*WHAT YOU HAVE TO DO*:
Below are the records. Retype, exactly, the lines from the first through the line with "sandy_yerr = [11.9, 23.7, 20.2, 0.0]", and leave out the pictures.

*GIVEN DATA*:

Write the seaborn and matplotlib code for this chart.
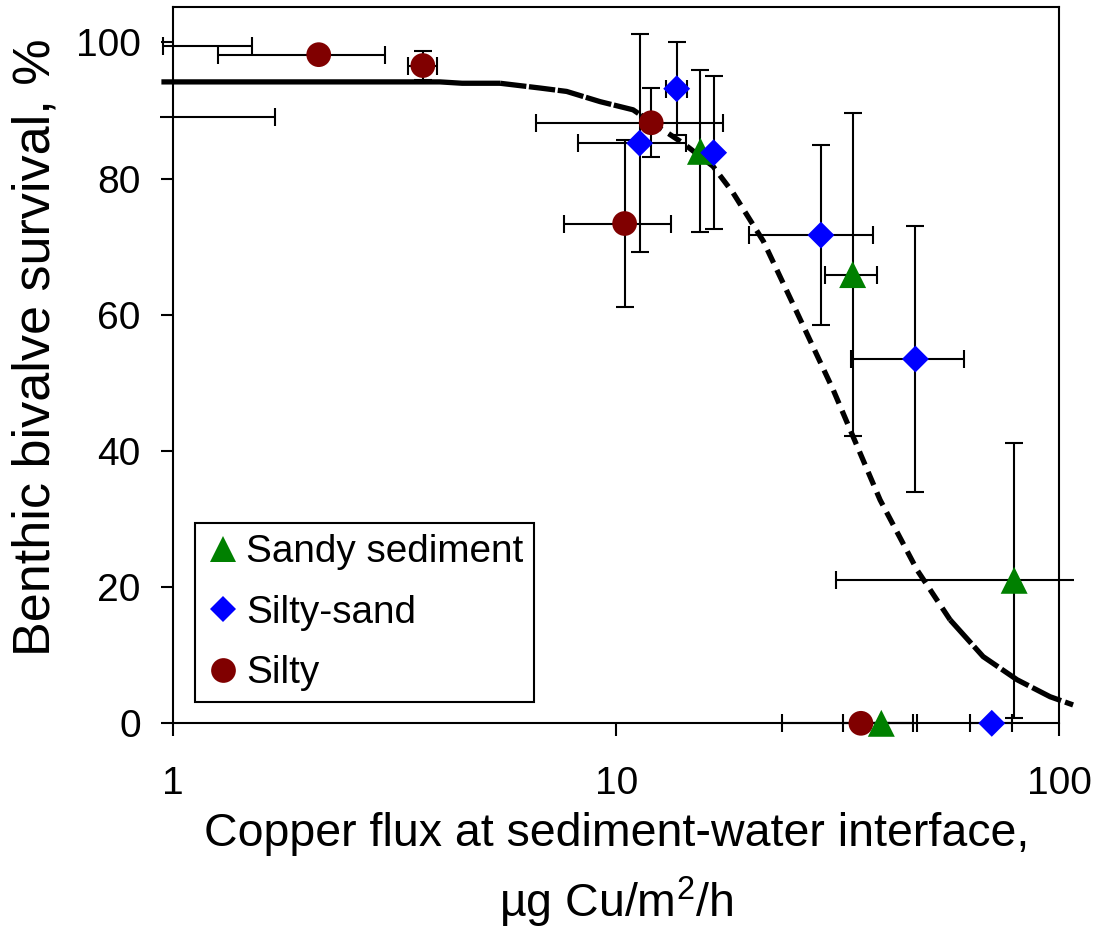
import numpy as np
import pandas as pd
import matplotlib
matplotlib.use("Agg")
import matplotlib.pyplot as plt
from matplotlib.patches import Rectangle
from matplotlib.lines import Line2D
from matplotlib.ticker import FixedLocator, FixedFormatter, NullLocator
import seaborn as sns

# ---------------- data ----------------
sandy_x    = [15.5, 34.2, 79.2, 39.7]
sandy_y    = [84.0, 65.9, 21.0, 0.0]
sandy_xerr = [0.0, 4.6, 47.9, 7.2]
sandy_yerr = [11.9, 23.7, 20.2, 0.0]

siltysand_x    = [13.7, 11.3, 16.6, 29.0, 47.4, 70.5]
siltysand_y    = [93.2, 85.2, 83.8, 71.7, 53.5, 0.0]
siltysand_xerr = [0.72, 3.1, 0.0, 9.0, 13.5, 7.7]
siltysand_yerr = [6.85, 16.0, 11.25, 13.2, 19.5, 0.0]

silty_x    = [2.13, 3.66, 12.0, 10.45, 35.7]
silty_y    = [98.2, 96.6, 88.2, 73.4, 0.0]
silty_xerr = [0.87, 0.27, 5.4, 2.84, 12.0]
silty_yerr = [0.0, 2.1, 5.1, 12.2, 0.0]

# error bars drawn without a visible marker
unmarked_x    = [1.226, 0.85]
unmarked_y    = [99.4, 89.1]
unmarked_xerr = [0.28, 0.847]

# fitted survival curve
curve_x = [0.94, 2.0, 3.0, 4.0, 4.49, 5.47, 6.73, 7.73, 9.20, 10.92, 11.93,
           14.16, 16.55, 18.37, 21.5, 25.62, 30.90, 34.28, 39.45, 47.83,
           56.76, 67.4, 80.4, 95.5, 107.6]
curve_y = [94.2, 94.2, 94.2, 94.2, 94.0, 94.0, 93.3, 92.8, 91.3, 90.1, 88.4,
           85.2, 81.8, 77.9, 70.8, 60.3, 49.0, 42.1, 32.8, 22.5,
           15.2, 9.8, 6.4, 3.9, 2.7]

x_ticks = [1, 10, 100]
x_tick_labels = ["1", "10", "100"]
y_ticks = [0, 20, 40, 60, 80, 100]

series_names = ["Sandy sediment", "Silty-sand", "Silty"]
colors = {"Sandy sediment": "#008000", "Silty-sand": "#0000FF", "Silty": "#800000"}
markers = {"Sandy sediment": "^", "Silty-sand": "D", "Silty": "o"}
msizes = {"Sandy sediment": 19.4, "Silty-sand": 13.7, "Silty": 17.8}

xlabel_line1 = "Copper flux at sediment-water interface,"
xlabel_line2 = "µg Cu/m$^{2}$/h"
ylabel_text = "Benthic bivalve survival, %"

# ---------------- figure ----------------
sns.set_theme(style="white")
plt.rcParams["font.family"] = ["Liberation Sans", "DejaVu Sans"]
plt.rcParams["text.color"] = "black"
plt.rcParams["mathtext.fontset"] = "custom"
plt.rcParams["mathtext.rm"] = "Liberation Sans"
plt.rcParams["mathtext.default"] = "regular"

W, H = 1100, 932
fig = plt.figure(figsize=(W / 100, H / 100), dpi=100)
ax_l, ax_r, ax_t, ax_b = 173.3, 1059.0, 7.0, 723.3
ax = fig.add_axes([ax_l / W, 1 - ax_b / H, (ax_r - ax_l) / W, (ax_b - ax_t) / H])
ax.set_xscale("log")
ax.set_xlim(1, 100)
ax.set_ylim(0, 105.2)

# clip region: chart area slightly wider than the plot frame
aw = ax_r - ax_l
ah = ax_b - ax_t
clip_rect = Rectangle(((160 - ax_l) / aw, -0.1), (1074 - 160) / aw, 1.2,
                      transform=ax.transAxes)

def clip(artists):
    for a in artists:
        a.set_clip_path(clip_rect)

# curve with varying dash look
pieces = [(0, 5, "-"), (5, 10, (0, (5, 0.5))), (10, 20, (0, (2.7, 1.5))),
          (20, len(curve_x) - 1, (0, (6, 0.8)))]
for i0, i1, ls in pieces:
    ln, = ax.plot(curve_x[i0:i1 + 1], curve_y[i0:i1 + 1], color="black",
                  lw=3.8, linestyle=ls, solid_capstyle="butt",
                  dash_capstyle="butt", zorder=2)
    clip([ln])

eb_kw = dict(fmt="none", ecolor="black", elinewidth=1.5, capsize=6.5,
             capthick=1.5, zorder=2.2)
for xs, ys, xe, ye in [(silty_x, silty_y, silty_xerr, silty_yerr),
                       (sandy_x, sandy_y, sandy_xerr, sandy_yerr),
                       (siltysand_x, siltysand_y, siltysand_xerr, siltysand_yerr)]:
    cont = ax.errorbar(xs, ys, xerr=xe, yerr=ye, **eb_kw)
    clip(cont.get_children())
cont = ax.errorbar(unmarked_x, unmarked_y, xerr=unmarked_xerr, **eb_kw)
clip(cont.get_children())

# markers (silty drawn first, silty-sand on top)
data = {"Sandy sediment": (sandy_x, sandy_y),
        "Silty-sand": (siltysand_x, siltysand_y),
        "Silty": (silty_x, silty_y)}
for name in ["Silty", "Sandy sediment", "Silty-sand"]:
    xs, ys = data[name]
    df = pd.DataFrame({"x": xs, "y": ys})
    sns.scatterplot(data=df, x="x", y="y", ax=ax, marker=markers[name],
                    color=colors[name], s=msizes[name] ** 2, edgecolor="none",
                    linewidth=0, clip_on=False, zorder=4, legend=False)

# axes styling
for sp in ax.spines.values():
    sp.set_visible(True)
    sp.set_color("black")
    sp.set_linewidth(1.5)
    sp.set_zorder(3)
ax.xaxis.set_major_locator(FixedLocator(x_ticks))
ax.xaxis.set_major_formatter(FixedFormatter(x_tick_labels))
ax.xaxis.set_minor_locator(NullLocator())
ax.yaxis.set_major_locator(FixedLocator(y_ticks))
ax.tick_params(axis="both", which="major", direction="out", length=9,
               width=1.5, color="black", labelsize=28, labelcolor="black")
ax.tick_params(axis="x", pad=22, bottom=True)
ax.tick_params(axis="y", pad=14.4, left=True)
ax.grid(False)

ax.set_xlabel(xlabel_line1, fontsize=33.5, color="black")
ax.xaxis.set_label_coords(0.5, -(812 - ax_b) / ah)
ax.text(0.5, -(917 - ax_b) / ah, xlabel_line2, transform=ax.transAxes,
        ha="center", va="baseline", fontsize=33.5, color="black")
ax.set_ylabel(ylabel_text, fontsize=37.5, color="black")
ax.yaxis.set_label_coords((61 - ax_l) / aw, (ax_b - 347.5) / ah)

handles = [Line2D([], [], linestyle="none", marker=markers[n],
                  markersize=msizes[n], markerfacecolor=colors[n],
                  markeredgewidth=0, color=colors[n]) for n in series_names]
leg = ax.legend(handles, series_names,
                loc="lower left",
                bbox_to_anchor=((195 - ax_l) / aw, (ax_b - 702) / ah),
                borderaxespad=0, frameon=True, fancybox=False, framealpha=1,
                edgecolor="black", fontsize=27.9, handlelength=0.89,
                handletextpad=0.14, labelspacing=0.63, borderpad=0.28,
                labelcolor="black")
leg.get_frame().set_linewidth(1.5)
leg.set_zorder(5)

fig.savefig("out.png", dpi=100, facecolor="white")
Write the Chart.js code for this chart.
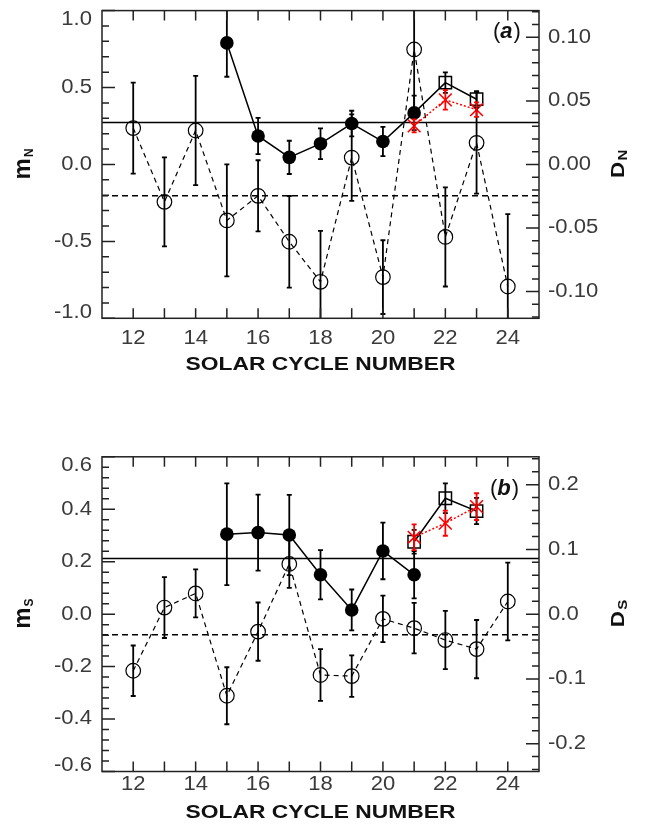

*ANSWER TO THE EXERCISE*:
Write the seaborn and matplotlib code for this chart.
import numpy as np
import pandas as pd
import matplotlib
matplotlib.use("Agg")
import matplotlib.pyplot as plt
from matplotlib.patches import Rectangle
from matplotlib.lines import Line2D
from matplotlib.ticker import FixedLocator, FixedFormatter, NullLocator
import seaborn as sns

# ---------------- data ----------------
sandy_x    = [15.5, 34.2, 79.2, 39.7]
sandy_y    = [84.0, 65.9, 21.0, 0.0]
sandy_xerr = [0.0, 4.6, 47.9, 7.2]
sandy_yerr = [11.9, 23.7, 20.2, 0.0]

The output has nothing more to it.